= Camouflage passport =

False identity document

A New Granada camouflage passport. The design on this cover includes the name of a country that no longer exists (New Granada) and a fictional coat of arms based on the coat of arms of Dominica.

A camouflage passport is a document, designed to look like a real passport, issued in the name of a non-existent country or entity. It may be sold with matching documents, such as an international driver's license, club membership card, insurance documents or similar supporting identity papers. Such a passport is intended to allow a person to disguise their true nationality, in a potentially dangerous situation where the passport is only superficially checked.

A camouflage passport is not a real, valid passport and is to be distinguished from a valid second passport (which an individual with dual citizenship may be eligible to hold), a novelty fantasy passport, or a fake of a real passport.

==Origins==
False identity documents have a long history, but in 1998, the idea of the camouflage passport was credited by the Financial Times to Donna Walker of Houston, who said she had got the idea ten years earlier when an American on a hijacked aircraft was shot because of her nationality.

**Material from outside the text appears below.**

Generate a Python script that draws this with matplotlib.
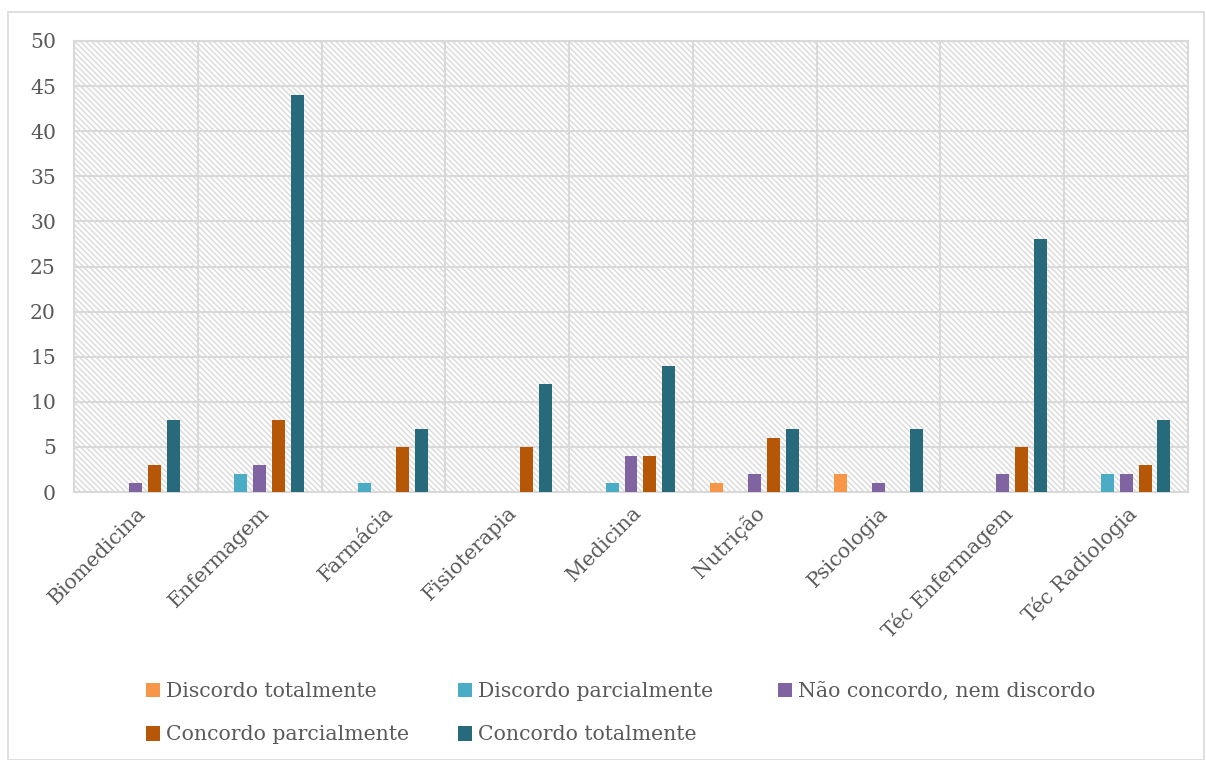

Walker said that she started by asking the Sri Lankan embassy whether they still had rights over the name Ceylon and, finding they did not, went on to ask the U.S. State Department whether producing a passport in that name would be legal, and they "couldn't show [her] it wasn't". Walker went on to produce hundreds of passports in different country names, trading as International Documents Service, and described her "finest hour" as being during the Iraqi invasion of Kuwait when a group of European oil executives were able to use her documents to pass through Iraqi checkpoints and escape to Jordan.

She said the basic idea was to look like "a not very interesting man from a not very interesting country".

== Form ==
Camouflage passports are generally produced in the name of countries that no longer exist or have changed their name.

Often these are former colonies that changed their name on independence, or use the names of places or political subdivisions that exist within a real country but have never issued or cannot issue passports (for instance, the British Hebrides which are islands off the west coast of Scotland that have never been separately independent).

Usually, the names chosen have a plausible or familiar ring to them. Names that have been used include:

- British Guiana (now Guyana)
- British Hebrides (islands off the west coast of Scotland usually known just as "The Hebrides")
- British Honduras (now Belize)
- British Hong Kong (now a Special Administrative Region of China, never had the prefix "British")
- British West Indies (has never existed as a passport-issuing entity)
- Burma (now Myanmar)
- Ceylon (now Sri Lanka)
- Dutch Guiana (now Suriname)
- Eastern Samoa (now American Samoa)
- Netherlands East Indies (now Indonesia)
- New Granada (presumably meaning the Spanish colony or the Republic of New Granada, 1831–1858; now in Colombia and Panama)
- New Hebrides (now Vanuatu)
- Rhodesia (now Zimbabwe)
- South Vietnam (now Vietnam)
- Spanish Guinea (now Equatorial Guinea)
- Soviet Union (now divided into fifteen States)
- Zanzibar (now part of Tanzania)
- Zaire (now Democratic Republic of Congo)

==Purpose and legality==

In 2011, the European Union resolved that a "non-exhaustive list of known fantasy and camouflage passports" should be drawn up that "should not be subject to recognition or non-recognition. They should not entitle their holders to cross the external borders and should not be endorsed with a visa". A list was subsequently published and last updated in October 2025.

==Sellers==
The producers of camouflage passports are generally internet based businesses that specialise in producing various types of identity documents that may be in real or false names. Other services often offered include offshore company formation, introductions to offshore banking and financial services providers and similar services all targeted at international mobile individuals and those interested in avoiding tax and government regulation. Despite several companies withdrawing from this market in recent years, others continue to operate, offering passports that purport to include UV tags and holograms for verisimilitude.